What you need to do:
Keep the pictures out of the copy and repeat the records exactly.

Figure scripts:
....................
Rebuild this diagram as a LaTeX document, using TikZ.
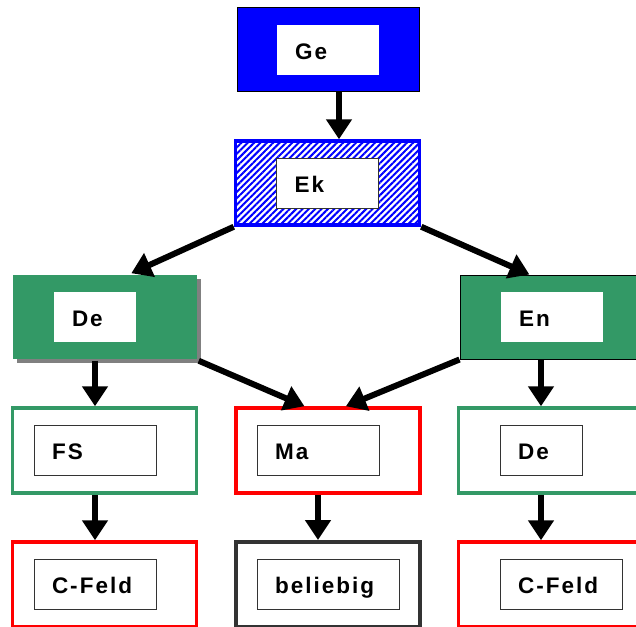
\documentclass[tikz,border=0pt]{standalone}
\usepackage{fontspec}
\newfontfamily\boxfont[LetterSpace=9]{Liberation Sans}
\usepackage{tikz}
\usetikzlibrary{arrows.meta, patterns.meta, shadows, positioning}
\definecolor{dgreen}{RGB}{51,153,102}
\definecolor{dgray}{RGB}{51,51,51}

\begin{document}
\begin{tikzpicture}[x=1pt, y=-1pt,
	outer/.style={rectangle, minimum width=184pt, minimum height=84pt, inner sep=0pt, line width=3.5pt},
	inner/.style={rectangle, fill=white, draw=dgray, line width=1pt,
		text width=#1, inner xsep=18pt, inner ysep=0pt, minimum height=50pt,
		text height=19pt, text depth=0pt,
		align=left, font=\boxfont\bfseries\fontsize{22.5}{26}\selectfont},
	link/.style={line width=6pt, -{Triangle[length=20pt,width=25pt]}}
]
	\clip (0,0) rectangle (636,626);

	% top
	\node[outer, fill=blue, draw=black, line width=1pt, minimum width=182pt, minimum height=83pt] (ge) at (328,49.5) {};
	\node[inner=66pt, draw=none] (gein) at (328,50) {Ge};

	\node[outer,
		draw=blue,
		fill=white,
		postaction={pattern={Lines[angle=45, distance=4.5pt, line width=2pt]}, pattern color=blue}
	] (ek) at (327.5,183) {};
	\node[inner=66pt] (ekin) at (327.5,183) {Ek};

	% second row
	\node[outer,
		fill=dgreen,
		drop shadow={shadow xshift=4pt, shadow yshift=-4pt, fill=gray, opacity=1}
	] (del) at (105,317) {};
	\node[inner=46pt, draw=none] (delin) at (95,317) {De};

	\node[outer, fill=dgreen, draw=black, line width=1pt] (en) at (552,317) {};
	\node[inner=66pt, draw=none] (enin) at (552,317) {En};

	% third row
	\node[outer, draw=dgreen, fill=white, minimum height=85pt] (fs) at (104.5,450.5) {};
	\node[inner=86pt] (fsin) at (95,450) {FS};

	\node[outer, draw=red, fill=white, minimum height=85pt] (ma) at (328,450.5) {};
	\node[inner=86pt] (main) at (318,450) {Ma};

	\node[outer, draw=dgreen, fill=white, minimum height=85pt] (der) at (550.5,450.5) {};
	\node[inner=46pt] (derin) at (541,450) {De};

	% bottom row
	\node[outer, draw=red, fill=white, minimum height=85pt] (cfl) at (104.5,584.5) {};
	\node[inner=86pt] (cflin) at (95,584) {C-Feld};

	\node[outer, draw=dgray, line width=4pt, fill=white, minimum height=85pt] (bel) at (328,584.5) {};
	\node[inner=106pt] (belin) at (328,584) {beliebig};

	\node[outer, draw=red, fill=white, minimum height=85pt] (cfr) at (550.5,584.5) {};
	\node[inner=86pt] (cfrin) at (561,584) {C-Feld};

	% arrows
	\draw[link] ([xshift=11pt]ge.south) -- ([xshift=11.5pt]ek.north);
	\draw[link] (ek.south west) -- (del.59);
	\draw[link] (ek.south east) -- (en.118);
	\draw[link] (del.south -| delin) -- (fs.north -| delin);
	\draw[link] (del.south east) -- (ma.118);
	\draw[link] (en.south west) -- (ma.68);
	\draw[link] (en.south -| derin) -- (der.north -| derin);
	\draw[link] (fs.south -| fsin) -- (cfl.north -| fsin);
	\draw[link] (ma.south -| main) -- (bel.north -| main);
	\draw[link] (der.south -| derin) -- (cfr.north -| derin);
\end{tikzpicture}
\end{document}
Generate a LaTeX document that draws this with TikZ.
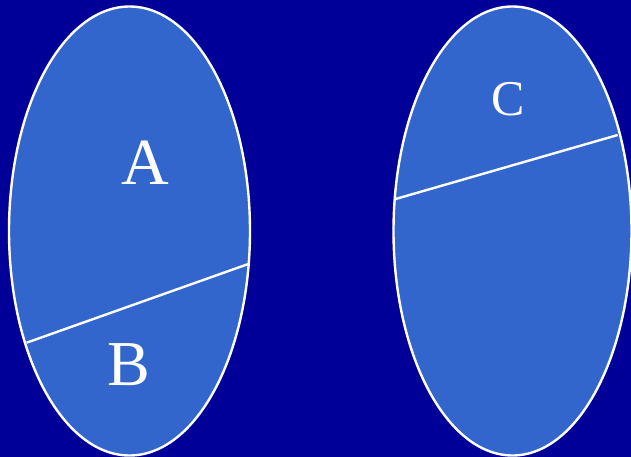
\documentclass[tikz,border=0pt]{standalone}
\usepackage{fontspec}
\setmainfont{Liberation Serif}
\definecolor{bgblue}{HTML}{000099}
\definecolor{setblue}{HTML}{3366CC}
\begin{document}
\begin{tikzpicture}[x=1pt,y=-1pt,
  setshape/.style={fill=setblue,draw=white,line width=2.4pt},
  divider/.style={draw=white,line width=2.4pt},
  lbl/.style={text=white,anchor=base,inner sep=0pt}]
\useasboundingbox (0,0) rectangle (631,457);
\fill[bgblue] (0,0) rectangle (631,457);
\begin{scope}
\clip (0,0) rectangle (631,457);
\path[setshape] (129.5,231) ellipse [x radius=120.5, y radius=224.5];
\path[setshape] (512.5,231) ellipse [x radius=119, y radius=224.5];
\end{scope}
\coordinate (l1) at (26.6,342.7);
\coordinate (l2) at (248.3,264);
\coordinate (r1) at (395.6,199);
\coordinate (r2) at (617.7,135);
\draw[divider] (l1) -- (l2);
\draw[divider] (r1) -- (r2);
\node[lbl,font=\fontsize{66}{66}\selectfont] (A) at (145,185) {A};
\node[lbl,font=\fontsize{64}{64}\selectfont] (B) at (128.5,385) {B};
\node[lbl,font=\fontsize{50}{50}\selectfont] (C) at (508.5,116) {C};
\end{tikzpicture}
\end{document}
....................
Correct answer:
Rebuild this diagram as a LaTeX document, using TikZ.
\documentclass[tikz,border=0pt]{standalone}
\usepackage{fontspec}
\newfontfamily\boxfont[LetterSpace=9]{Liberation Sans}
\usepackage{tikz}
\usetikzlibrary{arrows.meta, patterns.meta, shadows, positioning}
\definecolor{dgreen}{RGB}{51,153,102}
\definecolor{dgray}{RGB}{51,51,51}

\begin{document}
\begin{tikzpicture}[x=1pt, y=-1pt,
	outer/.style={rectangle, minimum width=184pt, minimum height=84pt, inner sep=0pt, line width=3.5pt},
	inner/.style={rectangle, fill=white, draw=dgray, line width=1pt,
		text width=#1, inner xsep=18pt, inner ysep=0pt, minimum height=50pt,
		text height=19pt, text depth=0pt,
		align=left, font=\boxfont\bfseries\fontsize{22.5}{26}\selectfont},
	link/.style={line width=6pt, -{Triangle[length=20pt,width=25pt]}}
]
	\clip (0,0) rectangle (636,626);

	% top
	\node[outer, fill=blue, draw=black, line width=1pt, minimum width=182pt, minimum height=83pt] (ge) at (328,49.5) {};
	\node[inner=66pt, draw=none] (gein) at (328,50) {Ge};

	\node[outer,
		draw=blue,
		fill=white,
		postaction={pattern={Lines[angle=45, distance=4.5pt, line width=2pt]}, pattern color=blue}
	] (ek) at (327.5,183) {};
	\node[inner=66pt] (ekin) at (327.5,183) {Ek};

	% second row
	\node[outer,
		fill=dgreen,
		drop shadow={shadow xshift=4pt, shadow yshift=-4pt, fill=gray, opacity=1}
	] (del) at (105,317) {};
	\node[inner=46pt, draw=none] (delin) at (95,317) {De};

	\node[outer, fill=dgreen, draw=black, line width=1pt] (en) at (552,317) {};
	\node[inner=66pt, draw=none] (enin) at (552,317) {En};

	% third row
	\node[outer, draw=dgreen, fill=white, minimum height=85pt] (fs) at (104.5,450.5) {};
	\node[inner=86pt] (fsin) at (95,450) {FS};

	\node[outer, draw=red, fill=white, minimum height=85pt] (ma) at (328,450.5) {};
	\node[inner=86pt] (main) at (318,450) {Ma};

	\node[outer, draw=dgreen, fill=white, minimum height=85pt] (der) at (550.5,450.5) {};
	\node[inner=46pt] (derin) at (541,450) {De};

	% bottom row
	\node[outer, draw=red, fill=white, minimum height=85pt] (cfl) at (104.5,584.5) {};
	\node[inner=86pt] (cflin) at (95,584) {C-Feld};

	\node[outer, draw=dgray, line width=4pt, fill=white, minimum height=85pt] (bel) at (328,584.5) {};
	\node[inner=106pt] (belin) at (328,584) {beliebig};

	\node[outer, draw=red, fill=white, minimum height=85pt] (cfr) at (550.5,584.5) {};
	\node[inner=86pt] (cfrin) at (561,584) {C-Feld};

	% arrows
	\draw[link] ([xshift=11pt]ge.south) -- ([xshift=11.5pt]ek.north);
	\draw[link] (ek.south west) -- (del.59);
	\draw[link] (ek.south east) -- (en.118);
	\draw[link] (del.south -| delin) -- (fs.north -| delin);
	\draw[link] (del.south east) -- (ma.118);
	\draw[link] (en.south west) -- (ma.68);
	\draw[link] (en.south -| derin) -- (der.north -| derin);
	\draw[link] (fs.south -| fsin) -- (cfl.north -| fsin);
	\draw[link] (ma.south -| main) -- (bel.north -| main);
	\draw[link] (der.south -| derin) -- (cfr.north -| derin);
\end{tikzpicture}
\end{document}
Generate a LaTeX document that draws this with TikZ.
\documentclass[tikz,border=0pt]{standalone}
\usepackage{fontspec}
\setmainfont{Liberation Serif}
\definecolor{bgblue}{HTML}{000099}
\definecolor{setblue}{HTML}{3366CC}
\begin{document}
\begin{tikzpicture}[x=1pt,y=-1pt,
  setshape/.style={fill=setblue,draw=white,line width=2.4pt},
  divider/.style={draw=white,line width=2.4pt},
  lbl/.style={text=white,anchor=base,inner sep=0pt}]
\useasboundingbox (0,0) rectangle (631,457);
\fill[bgblue] (0,0) rectangle (631,457);
\begin{scope}
\clip (0,0) rectangle (631,457);
\path[setshape] (129.5,231) ellipse [x radius=120.5, y radius=224.5];
\path[setshape] (512.5,231) ellipse [x radius=119, y radius=224.5];
\end{scope}
\coordinate (l1) at (26.6,342.7);
\coordinate (l2) at (248.3,264);
\coordinate (r1) at (395.6,199);
\coordinate (r2) at (617.7,135);
\draw[divider] (l1) -- (l2);
\draw[divider] (r1) -- (r2);
\node[lbl,font=\fontsize{66}{66}\selectfont] (A) at (145,185) {A};
\node[lbl,font=\fontsize{64}{64}\selectfont] (B) at (128.5,385) {B};
\node[lbl,font=\fontsize{50}{50}\selectfont] (C) at (508.5,116) {C};
\end{tikzpicture}
\end{document}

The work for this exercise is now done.